Short task
Gather all lines from the material that contain "with".

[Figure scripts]
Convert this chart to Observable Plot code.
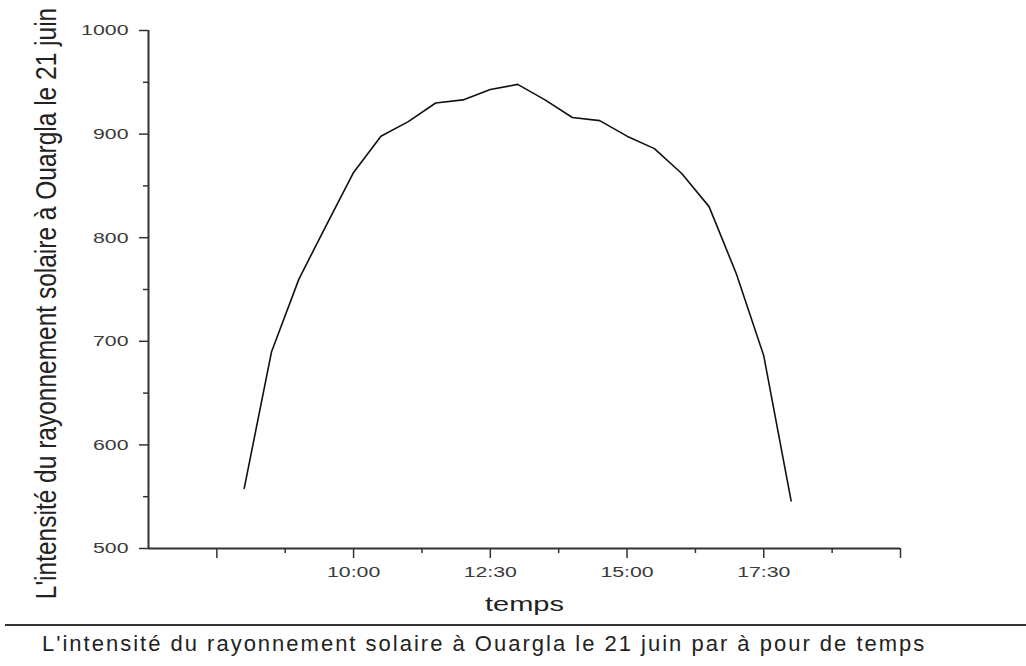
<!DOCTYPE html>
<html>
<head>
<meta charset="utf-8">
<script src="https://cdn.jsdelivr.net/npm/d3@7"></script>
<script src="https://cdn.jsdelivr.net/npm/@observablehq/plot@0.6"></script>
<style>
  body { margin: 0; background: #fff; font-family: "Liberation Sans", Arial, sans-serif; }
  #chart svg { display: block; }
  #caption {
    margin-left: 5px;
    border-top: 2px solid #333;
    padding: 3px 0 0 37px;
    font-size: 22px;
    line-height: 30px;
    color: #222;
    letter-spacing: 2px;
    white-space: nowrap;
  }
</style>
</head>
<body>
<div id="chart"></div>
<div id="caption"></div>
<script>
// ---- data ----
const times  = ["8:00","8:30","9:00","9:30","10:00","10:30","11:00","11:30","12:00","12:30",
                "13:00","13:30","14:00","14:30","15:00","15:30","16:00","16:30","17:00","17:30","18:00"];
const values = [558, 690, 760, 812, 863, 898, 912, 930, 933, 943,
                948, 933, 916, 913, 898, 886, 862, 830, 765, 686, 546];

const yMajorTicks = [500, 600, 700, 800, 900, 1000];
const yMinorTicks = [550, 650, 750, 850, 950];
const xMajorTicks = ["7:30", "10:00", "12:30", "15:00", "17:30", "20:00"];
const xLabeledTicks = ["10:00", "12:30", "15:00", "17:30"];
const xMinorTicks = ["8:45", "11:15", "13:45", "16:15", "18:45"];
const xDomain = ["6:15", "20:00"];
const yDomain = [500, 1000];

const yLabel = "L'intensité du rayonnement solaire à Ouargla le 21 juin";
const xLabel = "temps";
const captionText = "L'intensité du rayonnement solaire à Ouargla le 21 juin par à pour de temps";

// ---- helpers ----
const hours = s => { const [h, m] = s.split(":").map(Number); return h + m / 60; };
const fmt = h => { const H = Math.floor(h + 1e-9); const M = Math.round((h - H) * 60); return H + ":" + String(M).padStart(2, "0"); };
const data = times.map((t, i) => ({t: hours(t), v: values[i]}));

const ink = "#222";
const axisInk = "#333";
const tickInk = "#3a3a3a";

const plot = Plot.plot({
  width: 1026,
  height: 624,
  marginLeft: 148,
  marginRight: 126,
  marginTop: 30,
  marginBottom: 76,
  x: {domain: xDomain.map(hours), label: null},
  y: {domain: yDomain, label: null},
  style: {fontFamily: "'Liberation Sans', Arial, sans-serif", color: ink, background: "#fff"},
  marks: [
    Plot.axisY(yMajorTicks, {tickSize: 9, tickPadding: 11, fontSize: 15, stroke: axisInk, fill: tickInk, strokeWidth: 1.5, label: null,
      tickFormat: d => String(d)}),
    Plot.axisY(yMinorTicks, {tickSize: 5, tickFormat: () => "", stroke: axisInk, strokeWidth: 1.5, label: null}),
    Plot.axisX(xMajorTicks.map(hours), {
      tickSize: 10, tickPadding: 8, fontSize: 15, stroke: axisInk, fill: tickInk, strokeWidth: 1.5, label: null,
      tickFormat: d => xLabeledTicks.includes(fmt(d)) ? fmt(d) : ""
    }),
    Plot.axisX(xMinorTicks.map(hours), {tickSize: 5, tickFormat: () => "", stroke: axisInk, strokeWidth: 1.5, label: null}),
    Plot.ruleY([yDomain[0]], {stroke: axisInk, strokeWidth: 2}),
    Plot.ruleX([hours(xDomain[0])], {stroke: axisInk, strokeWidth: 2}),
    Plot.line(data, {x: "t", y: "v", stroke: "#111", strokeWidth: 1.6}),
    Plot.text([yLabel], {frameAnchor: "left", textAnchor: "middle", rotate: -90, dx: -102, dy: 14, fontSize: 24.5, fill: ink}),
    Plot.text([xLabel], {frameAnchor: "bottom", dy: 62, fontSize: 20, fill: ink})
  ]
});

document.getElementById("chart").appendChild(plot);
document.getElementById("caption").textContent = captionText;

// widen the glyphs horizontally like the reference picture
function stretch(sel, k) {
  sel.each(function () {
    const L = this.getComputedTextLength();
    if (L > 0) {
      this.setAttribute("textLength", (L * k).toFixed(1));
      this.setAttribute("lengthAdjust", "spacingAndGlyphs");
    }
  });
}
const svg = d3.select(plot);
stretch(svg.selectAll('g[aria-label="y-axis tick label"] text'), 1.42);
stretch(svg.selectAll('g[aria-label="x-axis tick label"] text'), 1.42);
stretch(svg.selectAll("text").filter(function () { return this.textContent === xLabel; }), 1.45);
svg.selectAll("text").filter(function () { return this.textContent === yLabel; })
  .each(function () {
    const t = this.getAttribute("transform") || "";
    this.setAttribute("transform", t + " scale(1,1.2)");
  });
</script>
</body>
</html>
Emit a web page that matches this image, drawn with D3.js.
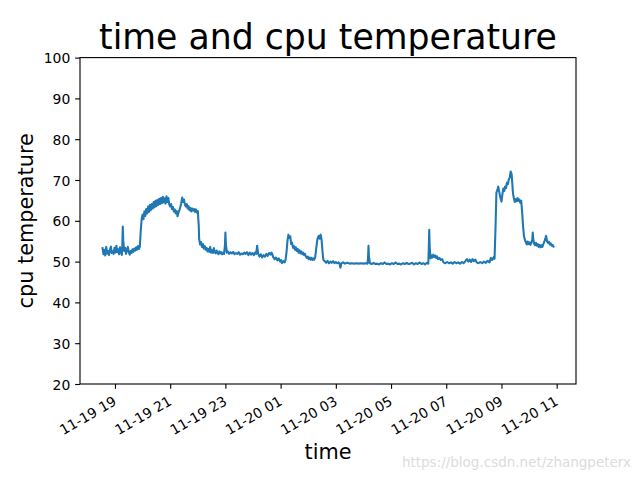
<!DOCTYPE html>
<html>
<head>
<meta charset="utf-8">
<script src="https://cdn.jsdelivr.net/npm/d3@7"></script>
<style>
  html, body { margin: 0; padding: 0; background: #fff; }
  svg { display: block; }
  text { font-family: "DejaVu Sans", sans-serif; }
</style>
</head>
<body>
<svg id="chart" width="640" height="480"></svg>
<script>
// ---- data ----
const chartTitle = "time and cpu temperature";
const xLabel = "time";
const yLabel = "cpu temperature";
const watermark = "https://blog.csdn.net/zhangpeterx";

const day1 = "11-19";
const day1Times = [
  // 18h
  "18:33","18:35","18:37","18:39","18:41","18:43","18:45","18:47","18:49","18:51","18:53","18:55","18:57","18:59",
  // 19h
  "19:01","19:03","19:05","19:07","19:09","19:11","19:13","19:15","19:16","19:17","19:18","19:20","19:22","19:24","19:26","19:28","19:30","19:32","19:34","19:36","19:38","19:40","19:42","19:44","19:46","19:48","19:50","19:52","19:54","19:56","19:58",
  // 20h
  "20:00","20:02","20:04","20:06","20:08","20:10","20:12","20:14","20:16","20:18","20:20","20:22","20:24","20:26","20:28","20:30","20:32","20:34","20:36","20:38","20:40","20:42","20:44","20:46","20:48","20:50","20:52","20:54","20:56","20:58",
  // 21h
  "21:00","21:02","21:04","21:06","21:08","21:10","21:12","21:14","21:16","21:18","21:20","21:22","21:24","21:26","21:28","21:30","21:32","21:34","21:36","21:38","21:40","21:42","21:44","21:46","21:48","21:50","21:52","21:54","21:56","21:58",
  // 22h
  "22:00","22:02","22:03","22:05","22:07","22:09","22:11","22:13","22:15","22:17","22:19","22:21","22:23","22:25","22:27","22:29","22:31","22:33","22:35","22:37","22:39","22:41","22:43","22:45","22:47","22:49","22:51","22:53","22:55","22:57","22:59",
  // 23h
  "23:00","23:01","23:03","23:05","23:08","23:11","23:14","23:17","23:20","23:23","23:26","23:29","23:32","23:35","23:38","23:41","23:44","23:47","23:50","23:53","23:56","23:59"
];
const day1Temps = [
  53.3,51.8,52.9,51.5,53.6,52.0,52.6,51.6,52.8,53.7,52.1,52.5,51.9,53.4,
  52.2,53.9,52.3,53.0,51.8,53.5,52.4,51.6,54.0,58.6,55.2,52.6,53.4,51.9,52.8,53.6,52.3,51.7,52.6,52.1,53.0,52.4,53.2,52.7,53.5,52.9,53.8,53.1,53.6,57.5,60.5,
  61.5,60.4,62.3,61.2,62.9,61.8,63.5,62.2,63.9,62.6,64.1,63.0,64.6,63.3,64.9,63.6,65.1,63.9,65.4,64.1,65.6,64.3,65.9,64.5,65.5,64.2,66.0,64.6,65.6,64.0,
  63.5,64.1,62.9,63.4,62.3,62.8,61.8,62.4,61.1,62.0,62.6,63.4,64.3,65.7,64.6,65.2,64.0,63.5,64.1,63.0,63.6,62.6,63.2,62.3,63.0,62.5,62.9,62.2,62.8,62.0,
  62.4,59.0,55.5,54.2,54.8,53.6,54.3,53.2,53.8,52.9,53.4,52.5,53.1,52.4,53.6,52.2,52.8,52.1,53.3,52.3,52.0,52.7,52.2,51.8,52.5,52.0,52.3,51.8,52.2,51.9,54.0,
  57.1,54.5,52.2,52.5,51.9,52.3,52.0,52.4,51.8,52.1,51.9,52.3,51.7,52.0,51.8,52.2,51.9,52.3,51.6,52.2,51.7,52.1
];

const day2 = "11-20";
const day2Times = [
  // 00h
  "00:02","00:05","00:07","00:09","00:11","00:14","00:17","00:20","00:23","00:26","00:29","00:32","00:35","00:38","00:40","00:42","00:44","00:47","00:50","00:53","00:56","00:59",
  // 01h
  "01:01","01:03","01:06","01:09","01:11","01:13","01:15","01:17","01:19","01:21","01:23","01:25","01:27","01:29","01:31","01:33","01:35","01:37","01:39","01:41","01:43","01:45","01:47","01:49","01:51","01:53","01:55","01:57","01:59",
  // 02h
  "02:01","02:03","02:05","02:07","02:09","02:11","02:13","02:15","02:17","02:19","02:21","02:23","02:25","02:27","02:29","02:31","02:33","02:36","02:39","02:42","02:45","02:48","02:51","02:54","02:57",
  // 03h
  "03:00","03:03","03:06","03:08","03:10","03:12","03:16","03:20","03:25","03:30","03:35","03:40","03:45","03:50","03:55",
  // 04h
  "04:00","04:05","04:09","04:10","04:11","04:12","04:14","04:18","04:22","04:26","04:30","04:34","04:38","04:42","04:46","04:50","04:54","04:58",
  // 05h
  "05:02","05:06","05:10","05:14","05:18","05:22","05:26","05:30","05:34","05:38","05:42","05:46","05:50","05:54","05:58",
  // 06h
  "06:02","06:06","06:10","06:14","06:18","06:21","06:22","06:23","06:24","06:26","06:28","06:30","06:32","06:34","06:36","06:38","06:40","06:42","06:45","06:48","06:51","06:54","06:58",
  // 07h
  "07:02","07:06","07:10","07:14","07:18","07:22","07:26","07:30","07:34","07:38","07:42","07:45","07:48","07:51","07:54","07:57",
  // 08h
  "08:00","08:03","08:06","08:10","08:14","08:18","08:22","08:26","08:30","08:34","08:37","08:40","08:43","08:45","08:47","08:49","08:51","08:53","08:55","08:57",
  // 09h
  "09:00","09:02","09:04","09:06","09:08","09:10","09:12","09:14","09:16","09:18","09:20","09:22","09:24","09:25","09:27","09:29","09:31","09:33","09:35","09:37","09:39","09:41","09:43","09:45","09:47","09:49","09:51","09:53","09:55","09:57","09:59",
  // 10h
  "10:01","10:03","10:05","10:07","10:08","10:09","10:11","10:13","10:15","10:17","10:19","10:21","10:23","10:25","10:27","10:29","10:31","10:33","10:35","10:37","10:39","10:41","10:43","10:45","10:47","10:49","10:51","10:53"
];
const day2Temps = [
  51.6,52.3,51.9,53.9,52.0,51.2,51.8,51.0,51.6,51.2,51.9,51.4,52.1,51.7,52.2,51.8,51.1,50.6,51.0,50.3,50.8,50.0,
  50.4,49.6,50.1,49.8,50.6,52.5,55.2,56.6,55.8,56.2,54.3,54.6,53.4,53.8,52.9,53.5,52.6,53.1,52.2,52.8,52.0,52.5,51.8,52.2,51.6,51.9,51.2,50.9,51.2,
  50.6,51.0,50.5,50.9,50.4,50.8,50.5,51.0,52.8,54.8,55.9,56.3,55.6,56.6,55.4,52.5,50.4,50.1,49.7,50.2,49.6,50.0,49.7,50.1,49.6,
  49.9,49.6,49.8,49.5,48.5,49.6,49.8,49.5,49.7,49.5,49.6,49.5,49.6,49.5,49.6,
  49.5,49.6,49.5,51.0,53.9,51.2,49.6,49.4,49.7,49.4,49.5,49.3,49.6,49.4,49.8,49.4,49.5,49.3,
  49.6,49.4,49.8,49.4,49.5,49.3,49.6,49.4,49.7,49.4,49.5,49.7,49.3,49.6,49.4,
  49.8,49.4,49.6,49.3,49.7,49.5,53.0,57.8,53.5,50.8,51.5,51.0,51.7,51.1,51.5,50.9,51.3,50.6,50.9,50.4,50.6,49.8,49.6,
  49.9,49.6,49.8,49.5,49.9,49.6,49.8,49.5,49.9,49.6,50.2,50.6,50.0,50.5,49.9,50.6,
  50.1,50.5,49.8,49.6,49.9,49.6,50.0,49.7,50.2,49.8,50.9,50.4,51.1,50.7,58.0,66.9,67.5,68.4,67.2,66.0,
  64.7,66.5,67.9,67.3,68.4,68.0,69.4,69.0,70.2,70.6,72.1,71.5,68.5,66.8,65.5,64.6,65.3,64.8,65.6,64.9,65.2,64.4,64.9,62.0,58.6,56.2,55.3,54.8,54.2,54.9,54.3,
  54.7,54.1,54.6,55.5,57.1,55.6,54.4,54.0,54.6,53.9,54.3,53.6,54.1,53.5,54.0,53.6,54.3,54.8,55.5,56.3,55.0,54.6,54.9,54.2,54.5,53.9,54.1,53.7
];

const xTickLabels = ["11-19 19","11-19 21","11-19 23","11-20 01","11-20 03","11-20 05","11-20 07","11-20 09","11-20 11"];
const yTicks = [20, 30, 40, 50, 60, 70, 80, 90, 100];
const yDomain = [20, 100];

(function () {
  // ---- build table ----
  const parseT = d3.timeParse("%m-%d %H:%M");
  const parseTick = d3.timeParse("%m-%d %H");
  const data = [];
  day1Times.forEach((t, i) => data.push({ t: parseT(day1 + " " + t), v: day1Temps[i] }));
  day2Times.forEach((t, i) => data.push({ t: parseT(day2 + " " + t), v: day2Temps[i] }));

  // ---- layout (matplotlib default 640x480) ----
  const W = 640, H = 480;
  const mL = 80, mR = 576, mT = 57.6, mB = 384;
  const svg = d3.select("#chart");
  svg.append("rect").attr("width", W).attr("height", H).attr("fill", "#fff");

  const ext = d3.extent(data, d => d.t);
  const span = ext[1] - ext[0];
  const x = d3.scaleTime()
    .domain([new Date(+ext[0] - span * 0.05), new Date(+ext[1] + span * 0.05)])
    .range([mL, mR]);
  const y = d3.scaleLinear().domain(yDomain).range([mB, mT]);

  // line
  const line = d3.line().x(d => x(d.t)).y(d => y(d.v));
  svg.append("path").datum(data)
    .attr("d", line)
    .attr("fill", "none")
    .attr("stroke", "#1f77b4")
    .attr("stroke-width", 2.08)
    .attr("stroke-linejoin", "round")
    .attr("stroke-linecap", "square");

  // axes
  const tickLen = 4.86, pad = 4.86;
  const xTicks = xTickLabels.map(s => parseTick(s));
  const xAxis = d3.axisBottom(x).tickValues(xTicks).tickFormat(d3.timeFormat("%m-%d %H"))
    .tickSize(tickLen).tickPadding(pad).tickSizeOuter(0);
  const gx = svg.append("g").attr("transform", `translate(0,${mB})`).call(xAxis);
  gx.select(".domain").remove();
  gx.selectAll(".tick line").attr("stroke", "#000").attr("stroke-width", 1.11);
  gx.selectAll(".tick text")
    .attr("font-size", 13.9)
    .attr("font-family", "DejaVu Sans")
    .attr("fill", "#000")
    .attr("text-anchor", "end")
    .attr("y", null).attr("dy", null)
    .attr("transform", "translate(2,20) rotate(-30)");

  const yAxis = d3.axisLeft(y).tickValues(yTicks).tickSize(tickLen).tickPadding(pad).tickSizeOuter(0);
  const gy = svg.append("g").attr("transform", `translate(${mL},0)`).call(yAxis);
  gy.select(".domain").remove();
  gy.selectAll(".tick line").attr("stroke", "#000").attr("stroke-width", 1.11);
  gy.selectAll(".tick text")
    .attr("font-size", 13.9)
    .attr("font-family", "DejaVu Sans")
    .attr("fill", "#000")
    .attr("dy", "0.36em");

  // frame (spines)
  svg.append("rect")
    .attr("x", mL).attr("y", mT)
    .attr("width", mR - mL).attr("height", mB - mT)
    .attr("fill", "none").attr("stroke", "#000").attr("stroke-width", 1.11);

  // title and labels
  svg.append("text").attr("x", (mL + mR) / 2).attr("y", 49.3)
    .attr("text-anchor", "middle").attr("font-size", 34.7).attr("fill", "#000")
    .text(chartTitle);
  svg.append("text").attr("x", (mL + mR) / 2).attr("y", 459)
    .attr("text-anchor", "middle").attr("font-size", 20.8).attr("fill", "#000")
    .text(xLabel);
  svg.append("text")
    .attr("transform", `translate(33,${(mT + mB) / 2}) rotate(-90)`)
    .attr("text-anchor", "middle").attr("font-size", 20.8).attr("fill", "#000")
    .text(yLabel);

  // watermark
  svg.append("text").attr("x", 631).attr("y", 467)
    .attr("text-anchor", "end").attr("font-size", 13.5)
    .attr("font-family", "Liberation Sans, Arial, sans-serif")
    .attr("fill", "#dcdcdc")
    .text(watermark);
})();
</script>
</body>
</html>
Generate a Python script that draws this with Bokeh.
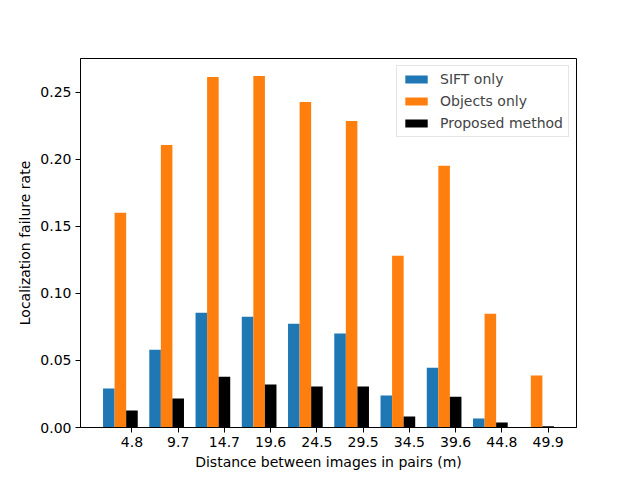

Output for this task
Emit a web page that matches this image, drawn with D3.js.
Generate a Python script that draws this with Bokeh.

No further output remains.